Work to do: Restate exactly the lines of the entries below, beginning with the first and ending with the line that holds "n_flat = len(generations)". Pictures are not copied.

Records contained in a dataset
※ ※ ※

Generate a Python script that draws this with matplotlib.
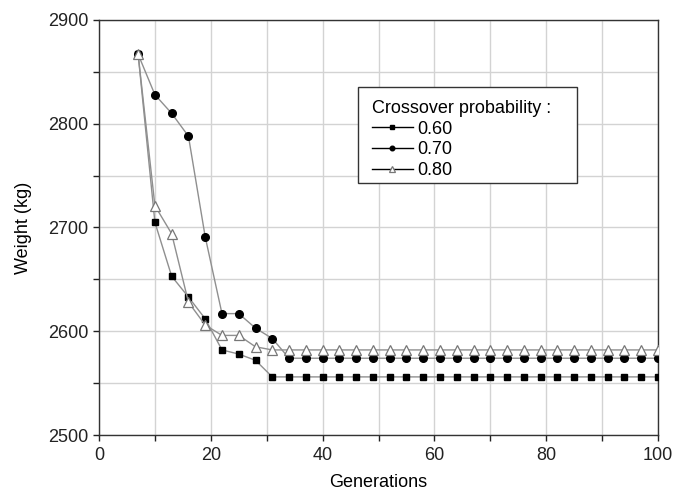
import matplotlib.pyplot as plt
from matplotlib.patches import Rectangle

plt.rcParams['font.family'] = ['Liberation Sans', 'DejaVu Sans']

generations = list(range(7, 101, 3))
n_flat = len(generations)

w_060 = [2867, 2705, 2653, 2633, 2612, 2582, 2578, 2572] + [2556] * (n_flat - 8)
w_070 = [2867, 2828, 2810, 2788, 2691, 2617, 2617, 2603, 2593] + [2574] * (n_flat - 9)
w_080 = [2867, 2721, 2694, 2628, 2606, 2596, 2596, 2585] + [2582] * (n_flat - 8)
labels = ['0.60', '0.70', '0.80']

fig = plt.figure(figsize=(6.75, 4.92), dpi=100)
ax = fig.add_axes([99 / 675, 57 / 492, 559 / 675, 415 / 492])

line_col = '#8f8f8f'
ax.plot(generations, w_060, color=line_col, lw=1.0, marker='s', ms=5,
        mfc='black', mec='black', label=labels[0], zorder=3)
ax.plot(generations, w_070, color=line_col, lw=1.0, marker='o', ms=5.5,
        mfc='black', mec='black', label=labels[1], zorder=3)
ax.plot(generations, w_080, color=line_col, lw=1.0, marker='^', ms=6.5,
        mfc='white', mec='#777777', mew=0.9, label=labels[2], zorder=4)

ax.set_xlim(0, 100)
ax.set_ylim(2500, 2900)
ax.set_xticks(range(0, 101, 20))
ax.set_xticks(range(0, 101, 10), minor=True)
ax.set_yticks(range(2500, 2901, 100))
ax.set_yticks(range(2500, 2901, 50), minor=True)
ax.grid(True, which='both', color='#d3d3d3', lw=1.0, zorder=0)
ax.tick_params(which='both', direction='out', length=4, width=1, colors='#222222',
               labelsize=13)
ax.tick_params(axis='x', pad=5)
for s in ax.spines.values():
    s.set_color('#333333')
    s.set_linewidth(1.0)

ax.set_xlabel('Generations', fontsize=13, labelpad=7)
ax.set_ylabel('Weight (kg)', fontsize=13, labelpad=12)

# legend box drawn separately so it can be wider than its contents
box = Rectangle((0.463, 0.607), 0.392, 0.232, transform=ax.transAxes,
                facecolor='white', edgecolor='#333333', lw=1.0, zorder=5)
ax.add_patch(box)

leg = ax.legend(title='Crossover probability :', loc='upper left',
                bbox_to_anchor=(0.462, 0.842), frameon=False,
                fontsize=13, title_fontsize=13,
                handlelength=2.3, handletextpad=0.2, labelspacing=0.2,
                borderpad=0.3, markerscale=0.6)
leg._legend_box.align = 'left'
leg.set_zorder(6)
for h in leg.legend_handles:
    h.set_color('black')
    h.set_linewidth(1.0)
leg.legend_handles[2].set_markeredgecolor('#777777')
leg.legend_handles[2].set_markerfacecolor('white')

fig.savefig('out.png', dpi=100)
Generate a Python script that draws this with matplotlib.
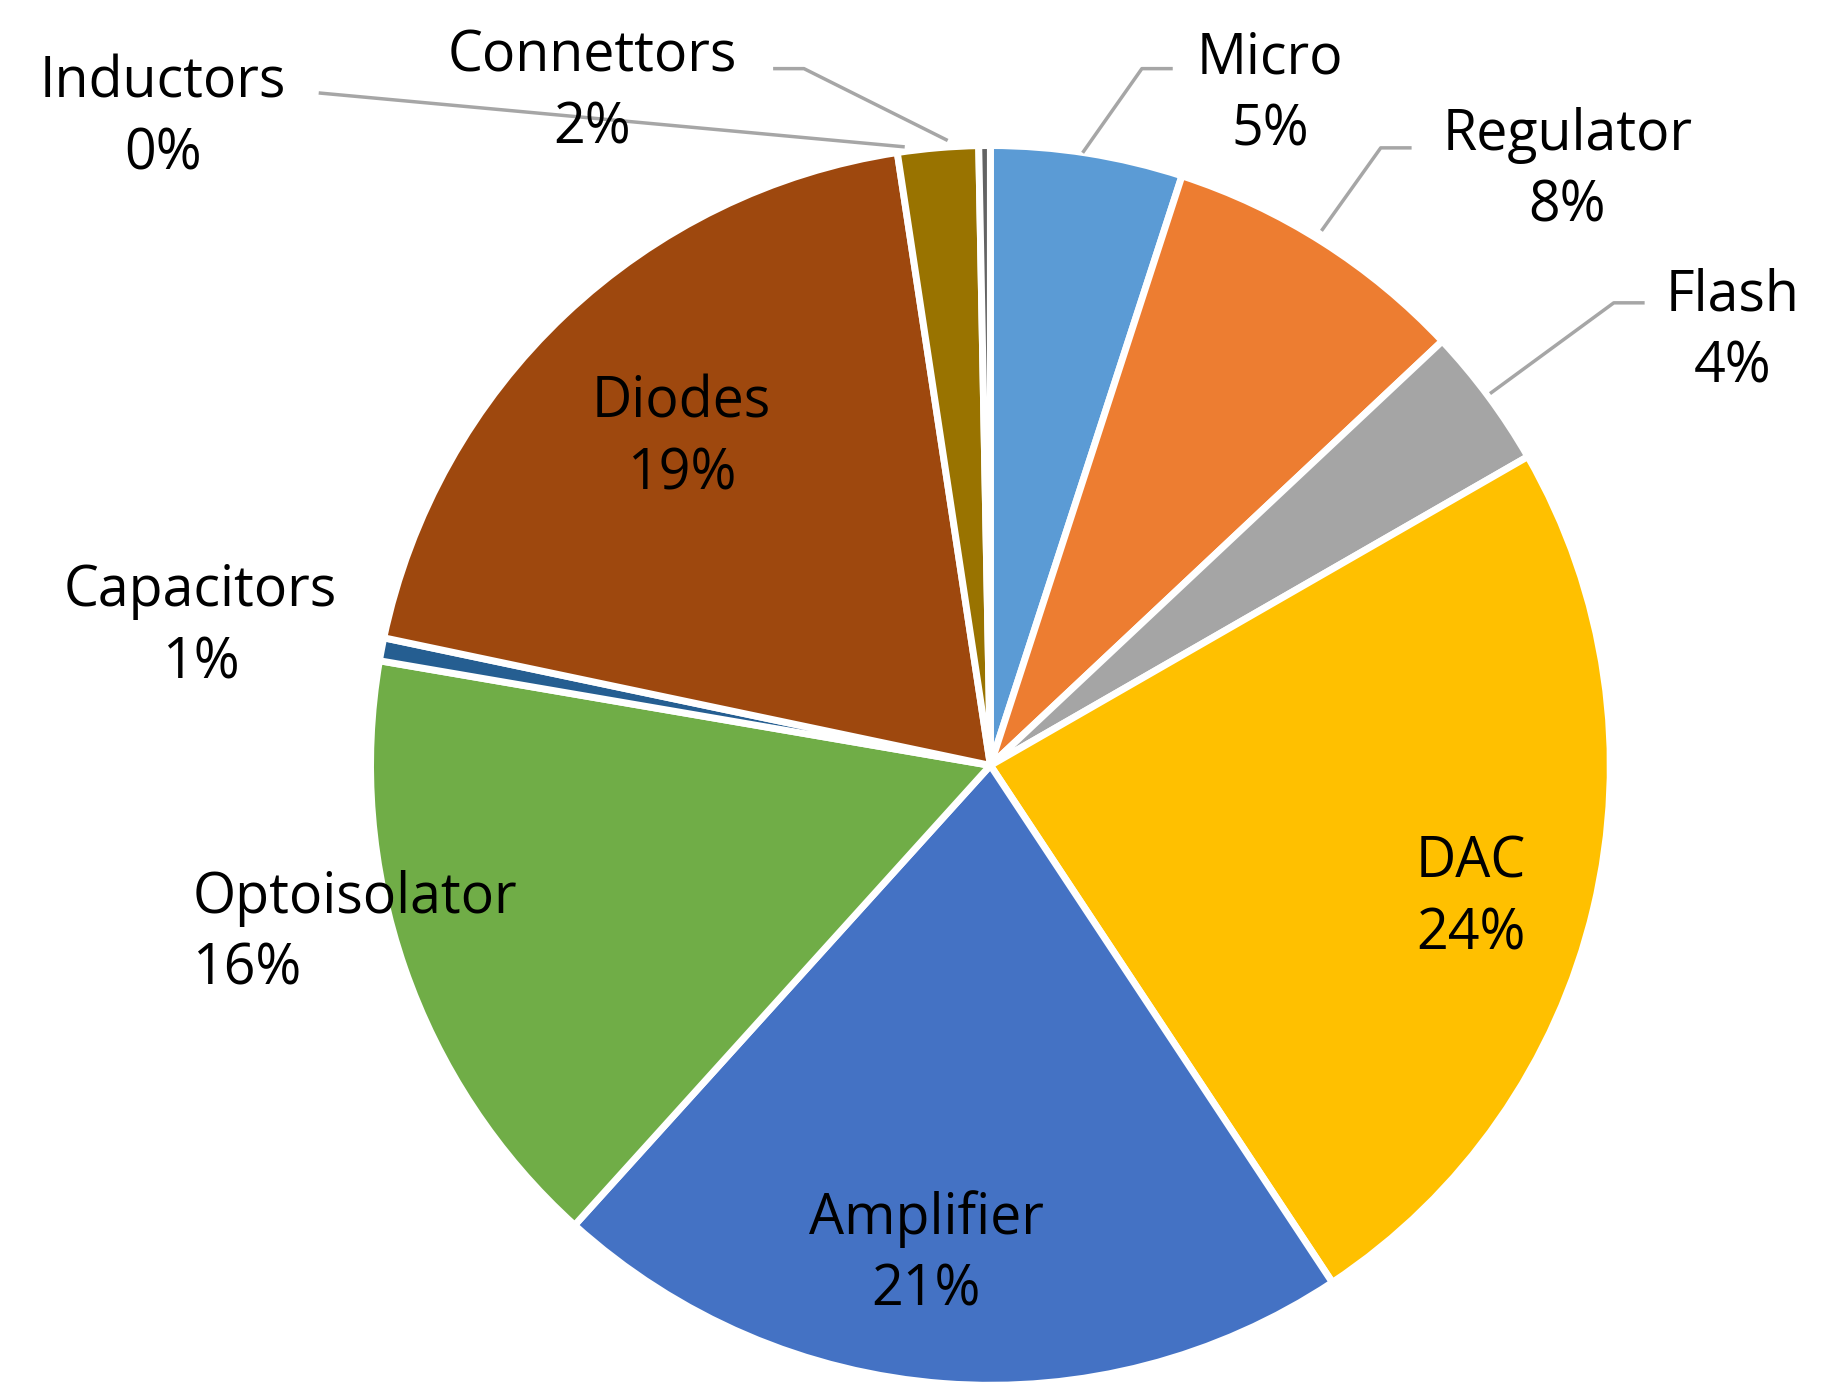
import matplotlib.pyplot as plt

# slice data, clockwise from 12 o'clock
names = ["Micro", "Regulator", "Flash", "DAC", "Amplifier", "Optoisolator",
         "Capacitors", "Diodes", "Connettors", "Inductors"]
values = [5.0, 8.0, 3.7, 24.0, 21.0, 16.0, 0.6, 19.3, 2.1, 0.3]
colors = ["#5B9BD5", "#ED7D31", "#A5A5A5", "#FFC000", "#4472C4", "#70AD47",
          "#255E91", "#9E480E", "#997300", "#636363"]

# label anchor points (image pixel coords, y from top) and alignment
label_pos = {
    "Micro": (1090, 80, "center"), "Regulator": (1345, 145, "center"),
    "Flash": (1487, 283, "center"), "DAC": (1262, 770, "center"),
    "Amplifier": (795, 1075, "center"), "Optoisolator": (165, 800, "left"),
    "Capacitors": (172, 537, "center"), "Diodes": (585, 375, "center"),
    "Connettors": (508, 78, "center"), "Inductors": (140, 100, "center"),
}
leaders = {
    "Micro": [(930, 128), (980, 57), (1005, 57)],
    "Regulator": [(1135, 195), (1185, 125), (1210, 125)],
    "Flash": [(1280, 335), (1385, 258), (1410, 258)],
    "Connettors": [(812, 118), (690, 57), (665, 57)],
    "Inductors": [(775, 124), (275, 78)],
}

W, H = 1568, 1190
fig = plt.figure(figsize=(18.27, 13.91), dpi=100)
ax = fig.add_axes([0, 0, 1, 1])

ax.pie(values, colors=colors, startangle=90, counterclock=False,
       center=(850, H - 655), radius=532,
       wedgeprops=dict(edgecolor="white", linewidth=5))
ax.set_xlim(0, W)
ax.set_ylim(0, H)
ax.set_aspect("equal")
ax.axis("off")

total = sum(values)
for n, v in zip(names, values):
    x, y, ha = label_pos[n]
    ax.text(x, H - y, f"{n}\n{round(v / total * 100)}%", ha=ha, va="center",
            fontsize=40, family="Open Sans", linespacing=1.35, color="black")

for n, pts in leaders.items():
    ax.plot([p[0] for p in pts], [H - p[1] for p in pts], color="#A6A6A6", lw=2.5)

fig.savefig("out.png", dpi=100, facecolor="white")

※ ※ ※

Task answer:
Generate a Python script that draws this with matplotlib.
import matplotlib.pyplot as plt
from matplotlib.patches import Rectangle

plt.rcParams['font.family'] = ['Liberation Sans', 'DejaVu Sans']

generations = list(range(7, 101, 3))
n_flat = len(generations)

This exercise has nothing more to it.